=== Given material ===

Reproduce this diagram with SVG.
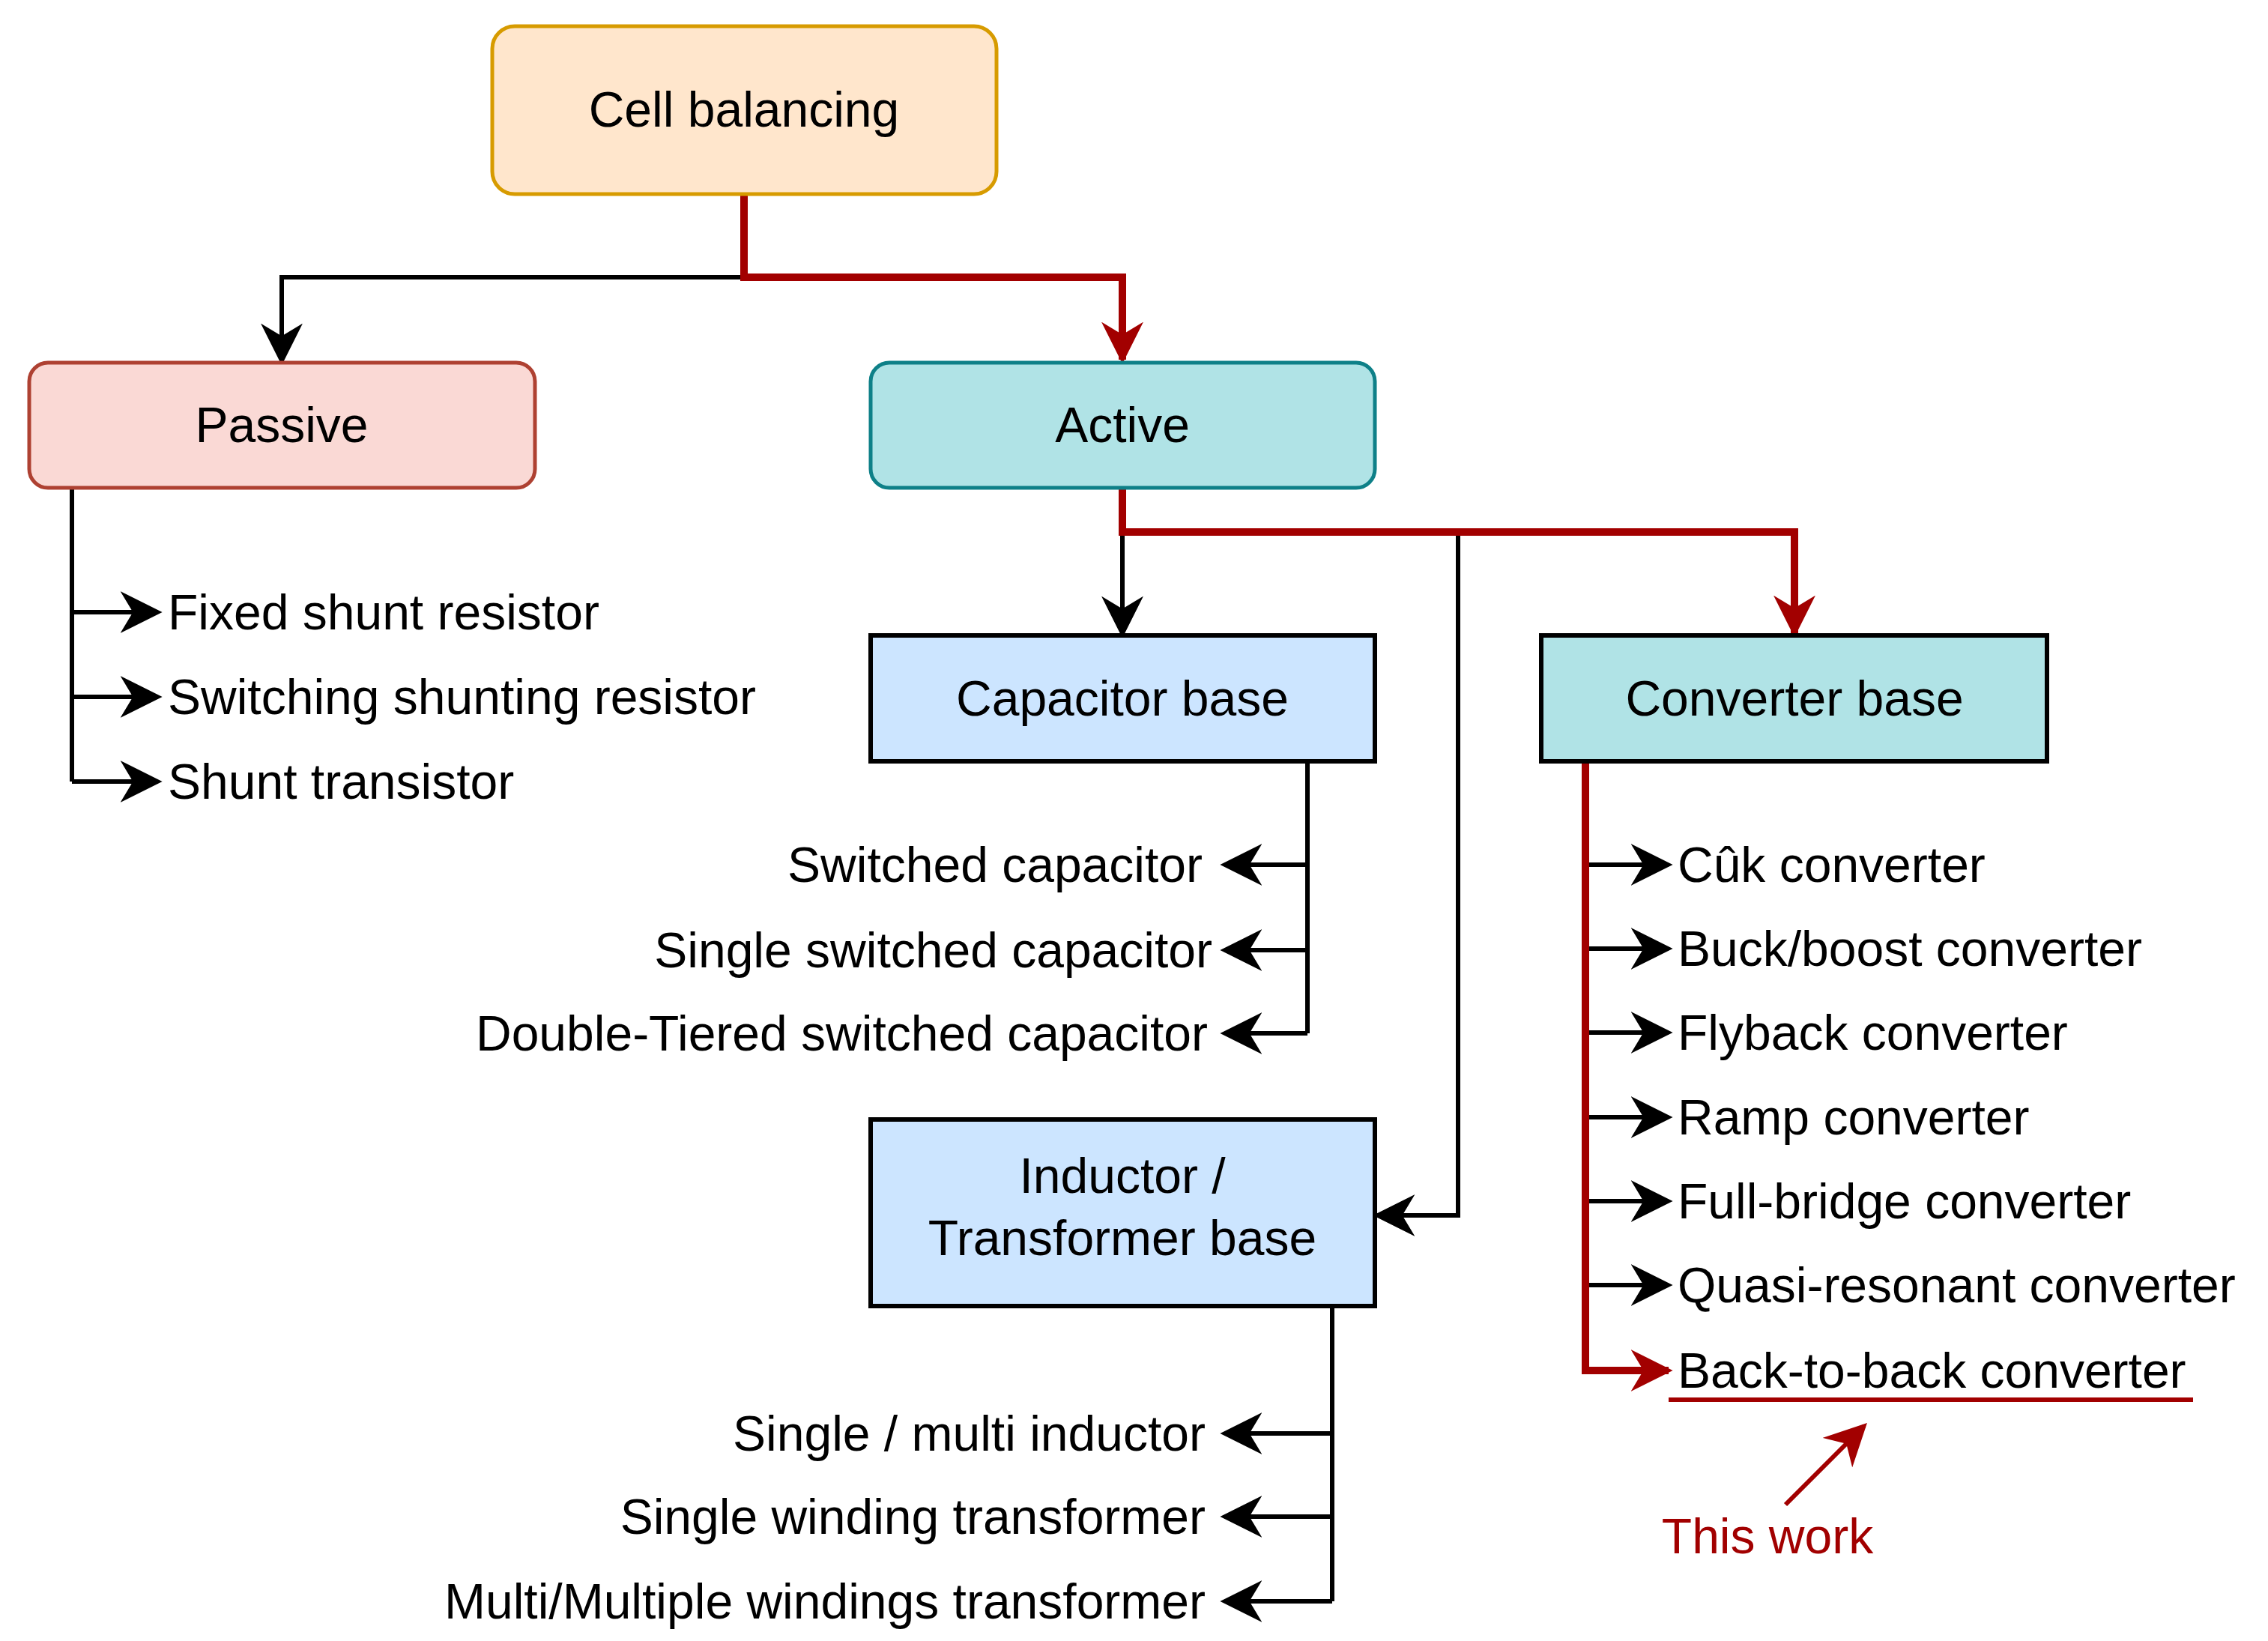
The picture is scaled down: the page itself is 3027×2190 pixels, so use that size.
<svg xmlns="http://www.w3.org/2000/svg" width="3027" height="2190" viewBox="0 0 3027 2190">
<style>
text{font-family:"Liberation Sans",Arial,sans-serif;font-size:66px;fill:#000}
.c{text-anchor:middle}.r{text-anchor:end}
.k{fill:none;stroke:#000;stroke-width:6}
.red{fill:none;stroke:#a20000;stroke-width:10}
</style>
<defs>
<marker id="ab" viewBox="0 0 10 10" refX="9" refY="5" markerWidth="56" markerHeight="56" markerUnits="userSpaceOnUse" orient="auto"><path d="M0,0 L10,5 L0,10 L3,5 Z" fill="#000"/></marker>
<marker id="ar" viewBox="0 0 10 10" refX="9" refY="5" markerWidth="56" markerHeight="56" markerUnits="userSpaceOnUse" orient="auto"><path d="M0,0 L10,5 L0,10 L3,5 Z" fill="#a20000"/></marker>
</defs>
<g id="connectors">
<path class="k" d="M993,370 H376 V482" marker-end="url(#ab)"/>
<path class="red" d="M993,259 V370 H1498 V480" marker-end="url(#ar)"/>
<path class="k" d="M1498,710 V846" marker-end="url(#ab)"/>
<path class="k" d="M1946,710 V1622 H1838" marker-end="url(#ab)"/>
<path class="red" d="M1498,651 V710 H2395 V845" marker-end="url(#ar)"/>
<path class="k" d="M96,651 V1043"/>
<path class="k" d="M96,817 H211" marker-end="url(#ab)"/>
<path class="k" d="M96,930 H211" marker-end="url(#ab)"/>
<path class="k" d="M96,1043 H211" marker-end="url(#ab)"/>
<path class="k" d="M1745,1016 V1379"/>
<path class="k" d="M1745,1154 H1634" marker-end="url(#ab)"/>
<path class="k" d="M1745,1268 H1634" marker-end="url(#ab)"/>
<path class="k" d="M1745,1379 H1634" marker-end="url(#ab)"/>
<path class="k" d="M1778,1743 V2137"/>
<path class="k" d="M1778,1913 H1634" marker-end="url(#ab)"/>
<path class="k" d="M1778,2024 H1634" marker-end="url(#ab)"/>
<path class="k" d="M1778,2137 H1634" marker-end="url(#ab)"/>
<path class="k" d="M2116,1154 H2227" marker-end="url(#ab)"/>
<path class="k" d="M2116,1266 H2227" marker-end="url(#ab)"/>
<path class="k" d="M2116,1378 H2227" marker-end="url(#ab)"/>
<path class="k" d="M2116,1491 H2227" marker-end="url(#ab)"/>
<path class="k" d="M2116,1603 H2227" marker-end="url(#ab)"/>
<path class="k" d="M2116,1715 H2227" marker-end="url(#ab)"/>
<path class="red" d="M2116,1016 V1829 H2227" marker-end="url(#ar)"/>
<path d="M2227,1868 H2927" fill="none" stroke="#a20000" stroke-width="6"/>
<path d="M2383,2008 L2488,1903" fill="none" stroke="#a20000" stroke-width="6" marker-end="url(#ar)"/>
</g>
<g id="cell"><rect x="657" y="35" width="673" height="224" rx="30" fill="#ffe6cc" stroke="#d79b00" stroke-width="5"/><text class="c" x="993" y="169">Cell balancing</text></g>
<g id="passive"><rect x="39" y="484" width="675" height="167" rx="25" fill="#fad9d5" stroke="#ae4132" stroke-width="5"/><text class="c" x="376" y="590">Passive</text></g>
<g id="active"><rect x="1162" y="484" width="673" height="167" rx="25" fill="#b0e3e6" stroke="#0e8088" stroke-width="5"/><text class="c" x="1498" y="590">Active</text></g>
<g id="capacitor"><rect x="1162" y="848" width="673" height="168" fill="#cce5ff" stroke="#000" stroke-width="6"/><text class="c" x="1498" y="955">Capacitor base</text></g>
<g id="converter"><rect x="2057" y="848" width="675" height="168" fill="#b0e3e6" stroke="#000" stroke-width="6"/><text class="c" x="2395" y="955">Converter base</text></g>
<g id="inductor"><rect x="1162" y="1494" width="673" height="249" fill="#cce5ff" stroke="#000" stroke-width="6"/><text class="c" x="1498" y="1592">Inductor /</text><text class="c" x="1498" y="1675">Transformer base</text></g>
<g id="passive-items">
<text x="224" y="840">Fixed shunt resistor</text>
<text x="224" y="953">Switching shunting resistor</text>
<text x="224" y="1066">Shunt transistor</text>
</g>
<g id="capacitor-items">
<text class="r" x="1605" y="1177">Switched capacitor</text>
<text class="r" x="1618" y="1291">Single switched capacitor</text>
<text class="r" x="1612" y="1402">Double-Tiered switched capacitor</text>
</g>
<g id="inductor-items">
<text class="r" x="1609" y="1936">Single / multi inductor</text>
<text class="r" x="1609" y="2047">Single winding transformer</text>
<text class="r" x="1609" y="2160">Multi/Multiple windings transformer</text>
</g>
<g id="converter-items">
<text x="2239" y="1177">Cûk converter</text>
<text x="2239" y="1289">Buck/boost converter</text>
<text x="2239" y="1401">Flyback converter</text>
<text x="2239" y="1514">Ramp converter</text>
<text x="2239" y="1626">Full-bridge converter</text>
<text x="2239" y="1738">Quasi-resonant converter</text>
<text x="2239" y="1852">Back-to-back converter</text>
</g>
<g id="thiswork"><text class="c" x="2359" y="2073" style="fill:#a20000">This work</text></g>
</svg>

===

**Request:** Reproduce each line exactly, please, except for any pictures.

**Answer below:**
Reproduce this diagram with SVG.
The picture is scaled down: the page itself is 3027×2190 pixels, so use that size.
<svg xmlns="http://www.w3.org/2000/svg" width="3027" height="2190" viewBox="0 0 3027 2190">
<style>
text{font-family:"Liberation Sans",Arial,sans-serif;font-size:66px;fill:#000}
.c{text-anchor:middle}.r{text-anchor:end}
.k{fill:none;stroke:#000;stroke-width:6}
.red{fill:none;stroke:#a20000;stroke-width:10}
</style>
<defs>
<marker id="ab" viewBox="0 0 10 10" refX="9" refY="5" markerWidth="56" markerHeight="56" markerUnits="userSpaceOnUse" orient="auto"><path d="M0,0 L10,5 L0,10 L3,5 Z" fill="#000"/></marker>
<marker id="ar" viewBox="0 0 10 10" refX="9" refY="5" markerWidth="56" markerHeight="56" markerUnits="userSpaceOnUse" orient="auto"><path d="M0,0 L10,5 L0,10 L3,5 Z" fill="#a20000"/></marker>
</defs>
<g id="connectors">
<path class="k" d="M993,370 H376 V482" marker-end="url(#ab)"/>
<path class="red" d="M993,259 V370 H1498 V480" marker-end="url(#ar)"/>
<path class="k" d="M1498,710 V846" marker-end="url(#ab)"/>
<path class="k" d="M1946,710 V1622 H1838" marker-end="url(#ab)"/>
<path class="red" d="M1498,651 V710 H2395 V845" marker-end="url(#ar)"/>
<path class="k" d="M96,651 V1043"/>
<path class="k" d="M96,817 H211" marker-end="url(#ab)"/>
<path class="k" d="M96,930 H211" marker-end="url(#ab)"/>
<path class="k" d="M96,1043 H211" marker-end="url(#ab)"/>
<path class="k" d="M1745,1016 V1379"/>
<path class="k" d="M1745,1154 H1634" marker-end="url(#ab)"/>
<path class="k" d="M1745,1268 H1634" marker-end="url(#ab)"/>
<path class="k" d="M1745,1379 H1634" marker-end="url(#ab)"/>
<path class="k" d="M1778,1743 V2137"/>
<path class="k" d="M1778,1913 H1634" marker-end="url(#ab)"/>
<path class="k" d="M1778,2024 H1634" marker-end="url(#ab)"/>
<path class="k" d="M1778,2137 H1634" marker-end="url(#ab)"/>
<path class="k" d="M2116,1154 H2227" marker-end="url(#ab)"/>
<path class="k" d="M2116,1266 H2227" marker-end="url(#ab)"/>
<path class="k" d="M2116,1378 H2227" marker-end="url(#ab)"/>
<path class="k" d="M2116,1491 H2227" marker-end="url(#ab)"/>
<path class="k" d="M2116,1603 H2227" marker-end="url(#ab)"/>
<path class="k" d="M2116,1715 H2227" marker-end="url(#ab)"/>
<path class="red" d="M2116,1016 V1829 H2227" marker-end="url(#ar)"/>
<path d="M2227,1868 H2927" fill="none" stroke="#a20000" stroke-width="6"/>
<path d="M2383,2008 L2488,1903" fill="none" stroke="#a20000" stroke-width="6" marker-end="url(#ar)"/>
</g>
<g id="cell"><rect x="657" y="35" width="673" height="224" rx="30" fill="#ffe6cc" stroke="#d79b00" stroke-width="5"/><text class="c" x="993" y="169">Cell balancing</text></g>
<g id="passive"><rect x="39" y="484" width="675" height="167" rx="25" fill="#fad9d5" stroke="#ae4132" stroke-width="5"/><text class="c" x="376" y="590">Passive</text></g>
<g id="active"><rect x="1162" y="484" width="673" height="167" rx="25" fill="#b0e3e6" stroke="#0e8088" stroke-width="5"/><text class="c" x="1498" y="590">Active</text></g>
<g id="capacitor"><rect x="1162" y="848" width="673" height="168" fill="#cce5ff" stroke="#000" stroke-width="6"/><text class="c" x="1498" y="955">Capacitor base</text></g>
<g id="converter"><rect x="2057" y="848" width="675" height="168" fill="#b0e3e6" stroke="#000" stroke-width="6"/><text class="c" x="2395" y="955">Converter base</text></g>
<g id="inductor"><rect x="1162" y="1494" width="673" height="249" fill="#cce5ff" stroke="#000" stroke-width="6"/><text class="c" x="1498" y="1592">Inductor /</text><text class="c" x="1498" y="1675">Transformer base</text></g>
<g id="passive-items">
<text x="224" y="840">Fixed shunt resistor</text>
<text x="224" y="953">Switching shunting resistor</text>
<text x="224" y="1066">Shunt transistor</text>
</g>
<g id="capacitor-items">
<text class="r" x="1605" y="1177">Switched capacitor</text>
<text class="r" x="1618" y="1291">Single switched capacitor</text>
<text class="r" x="1612" y="1402">Double-Tiered switched capacitor</text>
</g>
<g id="inductor-items">
<text class="r" x="1609" y="1936">Single / multi inductor</text>
<text class="r" x="1609" y="2047">Single winding transformer</text>
<text class="r" x="1609" y="2160">Multi/Multiple windings transformer</text>
</g>
<g id="converter-items">
<text x="2239" y="1177">Cûk converter</text>
<text x="2239" y="1289">Buck/boost converter</text>
<text x="2239" y="1401">Flyback converter</text>
<text x="2239" y="1514">Ramp converter</text>
<text x="2239" y="1626">Full-bridge converter</text>
<text x="2239" y="1738">Quasi-resonant converter</text>
<text x="2239" y="1852">Back-to-back converter</text>
</g>
<g id="thiswork"><text class="c" x="2359" y="2073" style="fill:#a20000">This work</text></g>
</svg>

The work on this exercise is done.